[MacTUG] Importing .MTS files into iMovie

Steve Hellyer phasetwo at apple.com
Tue Mar 9 12:05:11 EST 2010


HI Glenn,

Good point.

Yes there may be ways to "fool" iMovie into thinking it getting file from a camera when it not.  SD card reader is valid as this is what is presented if it were in a camera.  DMG file might be another way if you did a device copy rather than folder copy using Disk Utility to make the copy. The information is provide via SD card format and files.

This is what we are promising to support.
http://support.apple.com/kb/HT3290

If you need more flexibility than what iMovie provides you could try a file converter such as http://www.shedworx.com/voltaichd.
But this will cost you about $45.  (Which is about the education price of the entire iLife package.)  Good format to convert to is AIC (Apple Intermediate Codec) http://en.wikipedia.org/wiki/Apple_Intermediate_Codec

iMovie does have some limitations.
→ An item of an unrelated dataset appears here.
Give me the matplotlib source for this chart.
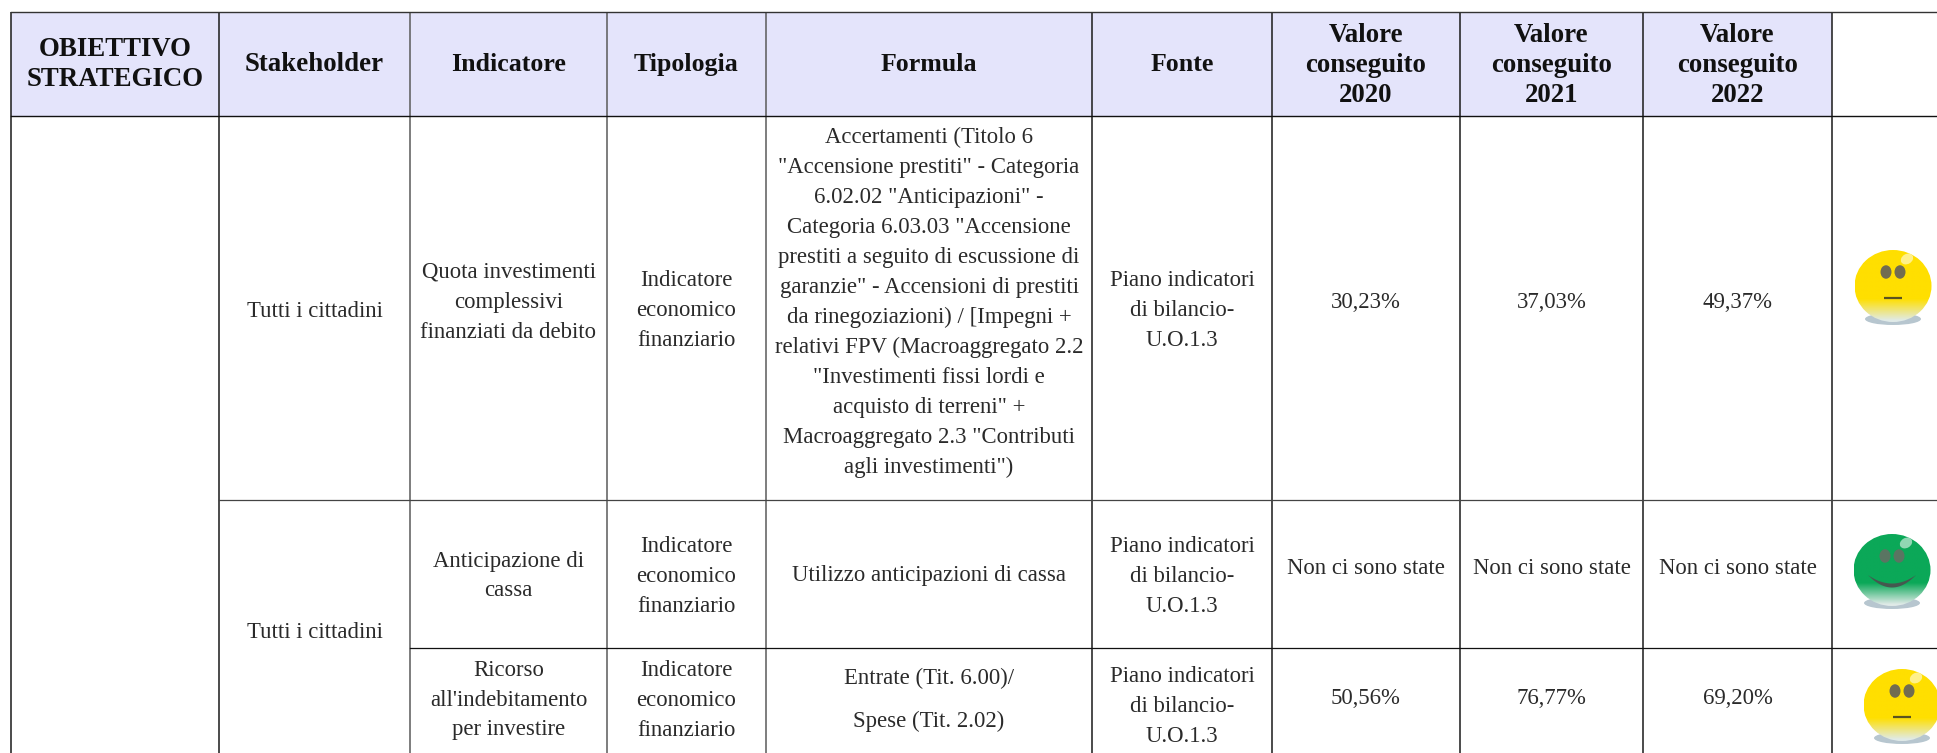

Our pro video editing software like Final Cut Express and Final Cut studio tools have more abilities than iMovie.

Workflow we would suggest be....

Step 1 - Video the event.  May need multiple SD cards or tapes depending on camera and length to record.

Step 2 - connect camera or SD card and import ALL clips.  
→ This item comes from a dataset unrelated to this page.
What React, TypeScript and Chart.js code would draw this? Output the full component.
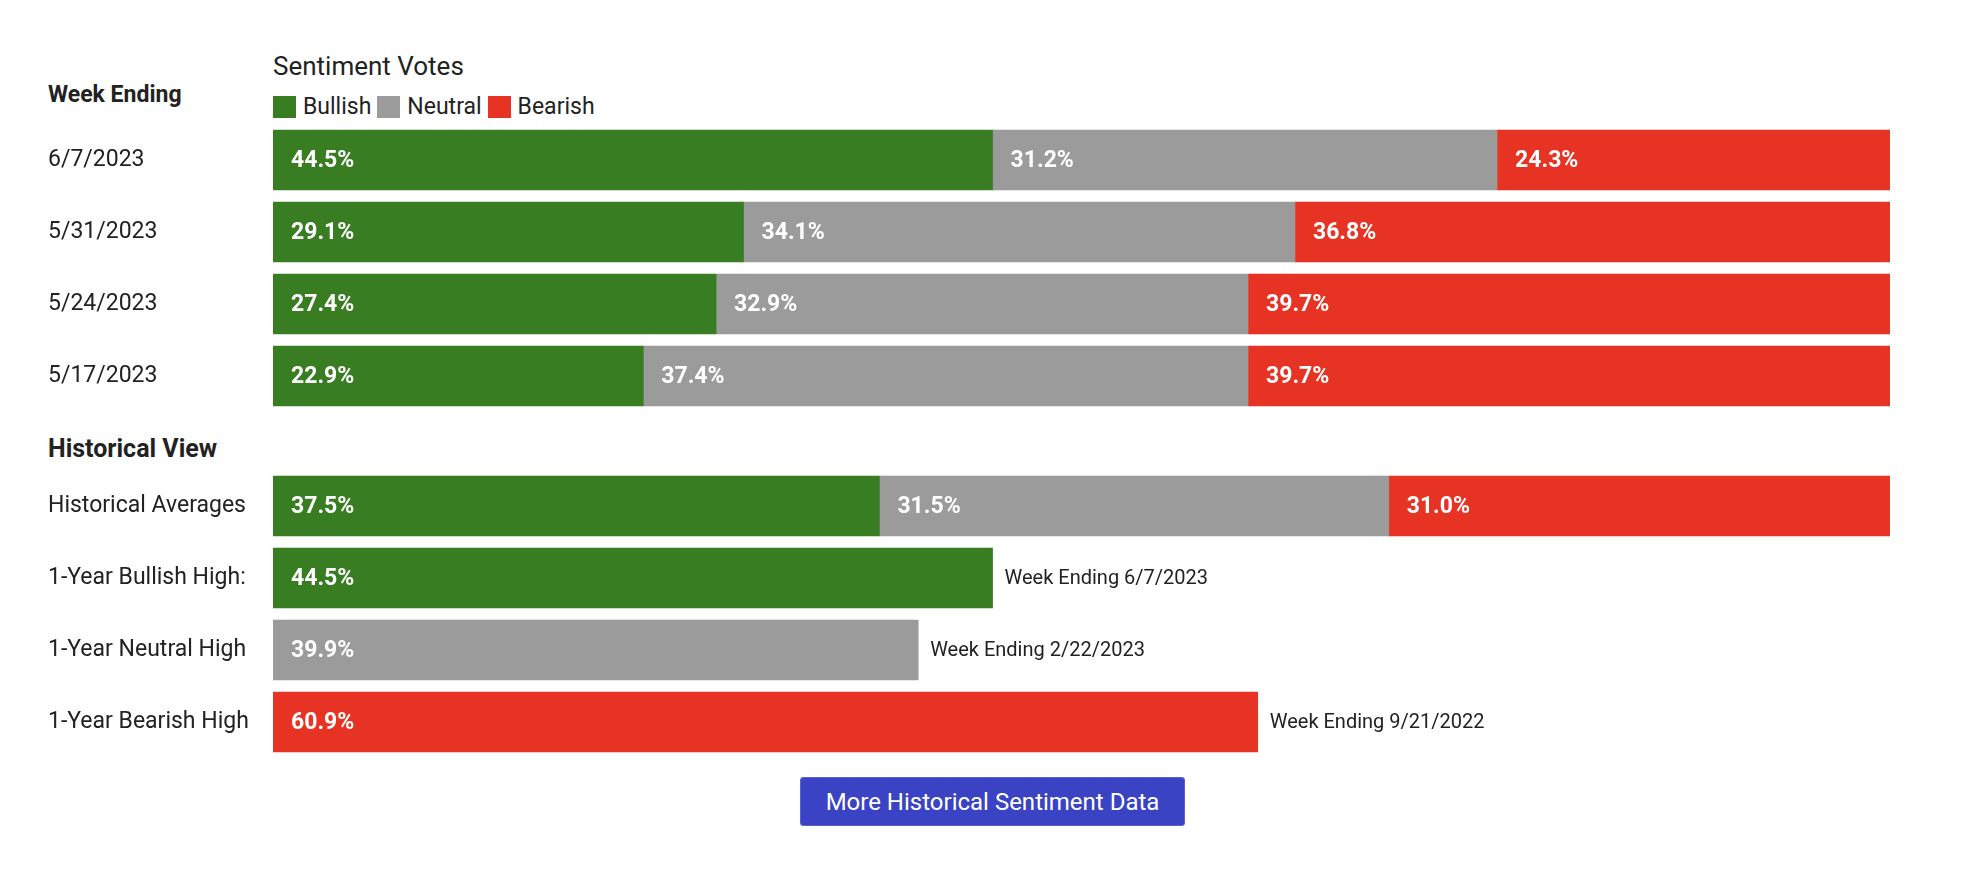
import React, { useEffect, useRef } from "react";
import { Chart, registerables } from "chart.js";

Chart.register(...registerables);

// ---------- data ----------
const weekLabels = ["6/7/2023", "5/31/2023", "5/24/2023", "5/17/2023"];
const weekBullish = [44.5, 29.1, 27.4, 22.9];
const weekNeutral = [31.2, 34.1, 32.9, 37.4];
const weekBearish = [24.3, 36.8, 39.7, 39.7];

const histLabels = ["Historical Averages", "1-Year Bullish High:", "1-Year Neutral High", "1-Year Bearish High"];
const histBullish = [37.5, 44.5, null, null];
const histNeutral = [31.5, null, 39.9, null];
const histBearish = [31.0, null, null, 60.9];
const histNotes = ["", "Week Ending 6/7/2023", "Week Ending 2/22/2023", "Week Ending 9/21/2022"];

const seriesNames = ["Bullish", "Neutral", "Bearish"];
const seriesColors = ["#387d22", "#9b9b9b", "#e73323"];

const FONT = "Roboto, 'Noto Sans', sans-serif";
const TEXT = "#222222";

function makeLabelPlugin(notes: string[] | null) {
  return {
    id: "valueLabels",
    afterDatasetsDraw(chart: any) {
      const ctx = chart.ctx;
      ctx.save();
      ctx.textBaseline = "middle";
      ctx.textAlign = "left";
      const rightEnds: number[] = [];
      const centers: number[] = [];
      chart.data.datasets.forEach((ds: any, di: number) => {
        const meta = chart.getDatasetMeta(di);
        meta.data.forEach((el: any, i: number) => {
          const v = ds.data[i];
          if (v == null) return;
          const left = Math.min(el.x, el.base);
          const right = Math.max(el.x, el.base);
          rightEnds[i] = Math.max(rightEnds[i] ?? 0, right);
          centers[i] = el.y;
          ctx.font = `bold 23px ${FONT}`;
          ctx.fillStyle = "#ffffff";
          ctx.fillText(v.toFixed(1) + "%", left + 18, el.y + 1);
        });
      });
      if (notes) {
        ctx.font = `20px ${FONT}`;
        ctx.fillStyle = TEXT;
        notes.forEach((n, i) => {
          if (!n || rightEnds[i] == null) return;
          ctx.fillText(n, rightEnds[i] + 12, centers[i] + 1);
        });
      }
      ctx.restore();
    },
  };
}

function buildConfig(labels: string[], series: (number | null)[][], notes: string[] | null): any {
  return {
    type: "bar",
    data: {
      labels,
      datasets: series.map((d, k) => ({
        label: seriesNames[k],
        data: d,
        backgroundColor: seriesColors[k],
        borderWidth: 0,
        barThickness: 60,
      })),
    },
    options: {
      indexAxis: "y",
      responsive: false,
      animation: false,
      layout: { padding: { left: 48, right: 76, top: 0, bottom: 0 } },
      plugins: { legend: { display: false }, tooltip: { enabled: false } },
      scales: {
        x: { stacked: true, min: 0, max: 100, display: false },
        y: {
          stacked: true,
          grid: { display: false },
          border: { display: false },
          ticks: { color: TEXT, font: { family: FONT, size: 23 }, crossAlign: "far", padding: 0 },
          afterFit(scale: any) {
            scale.width = 225;
            scale.paddingTop = 0;
            scale.paddingBottom = 0;
          },
        },
      },
    },
    plugins: [makeLabelPlugin(notes)],
  };
}

function BarChart({ labels, series, notes, top }: { labels: string[]; series: (number | null)[][]; notes: string[] | null; top: number }) {
  const ref = useRef<HTMLCanvasElement | null>(null);
  useEffect(() => {
    if (!ref.current) return;
    const chart = new Chart(ref.current, buildConfig(labels, series, notes));
    return () => chart.destroy();
  }, []);
  return (
    <canvas
      ref={ref}
      width={1966}
      height={288}
      style={{ position: "absolute", left: 0, top, width: 1966, height: 288, display: "block" }}
    />
  );
}

export default function App() {
  const textBase: React.CSSProperties = {
    position: "absolute",
    fontFamily: FONT,
    color: TEXT,
    lineHeight: "30px",
    whiteSpace: "nowrap",
  };
  return (
    <div style={{ position: "absolute", left: 0, top: 0, width: 1966, height: 870, background: "#fff" }}>
      <div style={{ ...textBase, left: 273, top: 51, fontSize: 26 }}>Sentiment Votes</div>
      <div style={{ ...textBase, left: 48, top: 80, fontSize: 23, fontWeight: 700 }}>Week Ending</div>
      <div style={{ ...textBase, left: 273, top: 92, fontSize: 23, display: "flex", alignItems: "center" }}>
        {seriesNames.map((n, k) => (
          <React.Fragment key={n}>
            <span style={{ display: "inline-block", width: 23, height: 22, background: seriesColors[k], marginRight: 7 }} />
            <span style={{ marginRight: 6 }}>{n}</span>
          </React.Fragment>
        ))}
      </div>
      <BarChart labels={weekLabels} series={[weekBullish, weekNeutral, weekBearish]} notes={null} top={124} />
      <div style={{ ...textBase, left: 48, top: 434, fontSize: 25, fontWeight: 700 }}>Historical View</div>
      <BarChart labels={histLabels} series={[histBullish, histNeutral, histBearish]} notes={histNotes} top={470} />
      <div
        style={{
          position: "absolute",
          left: 800,
          top: 777,
          width: 385,
          height: 49,
          boxSizing: "border-box",
          background: "#3a43c3",
          border: "1px solid #5a61cf",
          borderRadius: 3,
          color: "#fff",
          fontFamily: FONT,
          fontSize: 24,
          display: "flex",
          alignItems: "center",
          justifyContent: "center",
        }}
      >
        More Historical Sentiment Data
      </div>
    </div>
  );
}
Step 3 - Edit your video. Mix music and add effects, etc.. Make your editing decisions here not when your importing.

This would be the way a video course would teach at college for example.

Step 4 - Archive and/or back finished movie and unused clips to external disk, or server or both

Step 5 - export to format desired for Web, Email, DVD etc..
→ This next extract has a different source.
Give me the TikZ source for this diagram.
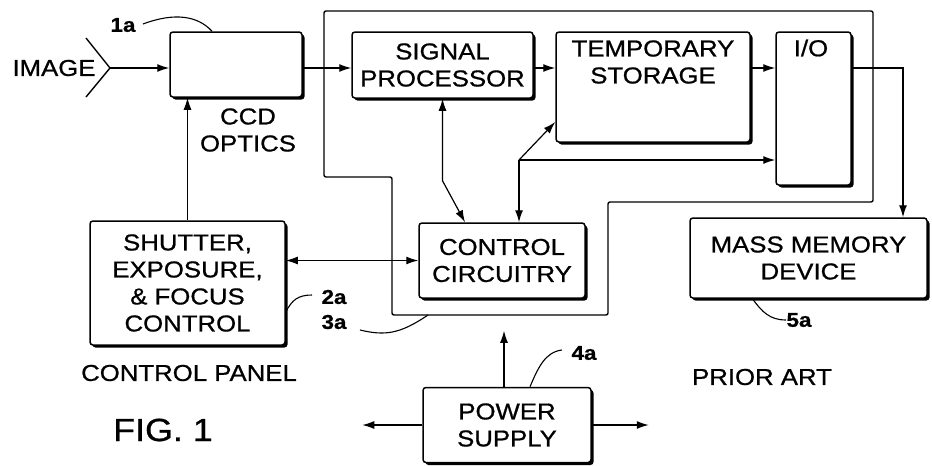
\documentclass[tikz,border=0pt]{standalone}
\usepackage{fontspec}
\setmainfont{Liberation Sans}[FakeStretch=1.12,FakeBold=0.8]
\usetikzlibrary{arrows.meta,shadows}
\begin{document}
\begin{tikzpicture}[x=1pt,y=-1pt,
  box/.style={draw, line width=1.5pt, rounded corners=3pt, fill=white, inner sep=0pt,
     drop shadow={shadow xshift=2.5pt, shadow yshift=-2.5pt, fill=black, opacity=1},
     align=center, font=\fontsize{23}{27}\selectfont},
  txt/.style={align=center, inner sep=0pt, font=\fontsize{23}{27}\selectfont},
  lbl/.style={inner sep=0pt, font=\fontsize{20}{22}\selectfont\bfseries},
  arr/.style={-{Latex[length=12pt,width=8pt]}, line width=1.2pt},
  arr2/.style={{Latex[length=12pt,width=8pt]}-{Latex[length=12pt,width=8pt]}, line width=1.2pt},
  lead/.style={line width=1.1pt},
  outline/.style={line width=1.4pt, rounded corners=2pt}
]
\useasboundingbox (0,0) rectangle (932,466);

% outer housing (3a)
\draw[outline] (324,11) -- (873,11) -- (873,202) -- (608,202) -- (608,315)
  -- (392,315) -- (392,177) -- (324,177) -- cycle;

% boxes
\node[box, minimum width=132pt, minimum height=65pt] (ccd) at (236,64.5) {};
\node[box, minimum width=181pt, minimum height=66pt] (sp) at (442.5,65) {SIGNAL\\PROCESSOR};
\node[box, minimum width=194pt, minimum height=110pt] (ts) at (653,87) {};
\node[txt] (tstext) at (653,62) {TEMPORARY\\STORAGE};
\node[box, minimum width=75pt, minimum height=153pt] (io) at (813.5,108.5) {};
\node[txt] (iotext) at (811,48) {I/O};
\node[box, minimum width=166pt, minimum height=75pt] (cc) at (502,260.5) {CONTROL\\CIRCUITRY};
\node[box, minimum width=195pt, minimum height=124pt] (sh) at (187.5,283) {SHUTTER,\\EXPOSURE,\\\& FOCUS\\CONTROL};
\node[box, minimum width=237pt, minimum height=80pt] (mmd) at (808.5,258) {MASS MEMORY\\DEVICE};
\node[box, minimum width=168pt, minimum height=75pt] (ps) at (507,425) {POWER\\SUPPLY};

% free texts
\node[txt] (image) at (54,68) {IMAGE};
\node[txt] (ccdtext) at (248,130) {CCD\\OPTICS};
\node[txt] (cpanel) at (189,373) {CONTROL PANEL};
\node[txt] (prior) at (762,377) {PRIOR ART};
\node[inner sep=0pt, font=\fontsize{32}{34}\selectfont] (fig) at (163,430) {FIG. 1};

% reference labels
\node[lbl] (l1a) at (123,25) {1a};
\node[lbl] (l2a) at (334,297) {2a};
\node[lbl] (l3a) at (334,322) {3a};
\node[lbl] (l4a) at (584,353) {4a};
\node[lbl] (l5a) at (799,320) {5a};

% image chevron
\coordinate (imgtip) at (110,68);
\coordinate (imgtop) at (86,38);
\coordinate (imgbot) at (86,97);
\draw[line width=1.4pt] (imgtop) -- (imgtip) -- (imgbot);
\draw[arr] (imgtip) -- (imgtip -| ccd.west);

% signal path
\draw[arr] (ccd.east |- imgtip) -- (imgtip -| sp.west);
\draw[arr] (sp.east |- imgtip) -- (imgtip -| ts.west);
\draw[arr] (ts.east |- imgtip) -- (imgtip -| io.west);
\draw[arr] (io.east |- imgtip) -| ([xshift=94.5pt]mmd.north);

% control panel to CCD
\draw[arr] (sh.north) -- (sh.north |- ccd.south);
% control panel <-> control circuitry
\draw[arr2] (sh.east |- cc.west) -- (cc.west);
% signal processor <-> control circuitry
\draw[arr2] (sp.south) -- ([yshift=-82pt]sp.south) -- ([xshift=-37pt]cc.north);

% junction from control circuitry
\coordinate (J) at (519,160);
\draw[arr] (J) -- ([yshift=-35pt]ts.west);
\draw[arr] (J) -- (J -| io.west);
\draw[arr] (J) -- (J |- cc.north);

% power supply
\draw[arr] ([xshift=-3pt]ps.north) -- ++(0,-56);
\draw[arr] (ps.west) -- ++(-60,0);
\draw[arr] (ps.east) -- ++(57,0);

% leaders
\draw[lead] (143,24) .. controls (175,12) and (198,16) .. ([xshift=-24pt]ccd.north);
\draw[lead] ([yshift=-29pt]sh.east) .. controls (292,300) and (298,295) .. (312,295);
\draw[lead] (360,330) .. controls (385,336) and (400,334) .. (428,315);
\draw[lead] (562,350) .. controls (545,352) and (538,368) .. ([xshift=23pt]ps.north);
\draw[lead] ([xshift=-56pt]mmd.south) .. controls (762,312) and (770,320) .. (786,320);
\end{tikzpicture}
\end{document}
I am sure this question will come up...  What if I don't have enough internal disk space for important ALL movies?

Campus computer store or other can replace you drive with larger one. Quick lookup on internet suggest a 1 TB drive is around $100.
That quite a bit of space for video.  You can attache external drive as well.  My suggestion to you is to use Firewire external drive if possible as they are a bit quicker than USB.  Also if you doing a lot of video look for external 7200 RPM drives as that make moving large video files around much faster. Note... typically these drive require external power to run.

Hope this helps.

Steve

On 2010-03-08, at 2:31 PM, Glenn Anderson wrote:

> The OS is 10.6.2 and iMovie 9.x
> 
> 
> On 2010-03-08, at 10:40 AM, Steve Hellyer wrote:
> 
>> 
>> 
>> Only iMovie or Final Cut can import and convert these movies and Quicktime can't due to nature of the licencing fee we pay MPEG for this ability.  And it is limited for the purpose imported from camera not convert all MTS files. NOt all camera record the same way and connecting the camera allow Apple to determine what format is used for that camera.
>> 
> 
> 
> The above comment and some other discussions that I have found, sort of explain what is going on, but maybe not fully.
> 
> Here is some observations...
> 
> 1) If one takes the SD card from the digital camera and inserts it in a SD card reader. iMovie is "happy" and imports the files fine.
> 
> 2) However, copy the files to a folder on a hard disk, iMovie isn't "happy" and while it sees the files it won't import them. It can't be an issue of the files being an format that it can't understand, nor an issue that they are from a camera or device that iMovie doesn't know about.
> 
> 3) If there is a movie on the card that one edits out ( deletes ) then iMovie does not seem to handle this situation either.
> 
> 4) People report that if one makes a disk image of the SD card, then mount it, iMovie will be happy with it.
> 
> So it appears not be a problem that iMovie can't handle the files, but one of convincing iMovie that these are files that it can handle.
> 
> -------------------
> 
> The workflow seems to make sense, but obviously there is something missing here in iMovie part of it.
> 
> Step 1 - Video the event
> 
> This results in a number of video clips, which may or may not be used
> 
> Step 2 - Transfer the video clips from the SD card to a hard disk for permanent storage arranged in appropriate folders and named according to what they are.
> 
> Step 3 - As the clips are needed, import them into iMovie at whatever video resolution that is needed for the video project. ( This is the step that is causing a problem ).
> 
> The only solution I can find that people suggests works is change 3)
> 
> to 3a) import the clips that are needed into some other video editing tool and then export them out in a video format iMovie will import from a hard disk.
>     3b) Import these converted video clips into iMovie
> 
> the problem with the above is it adds complexity to the whole process, and it also doesn't make sense as iMovie should by all accounts be able to handle this format itself.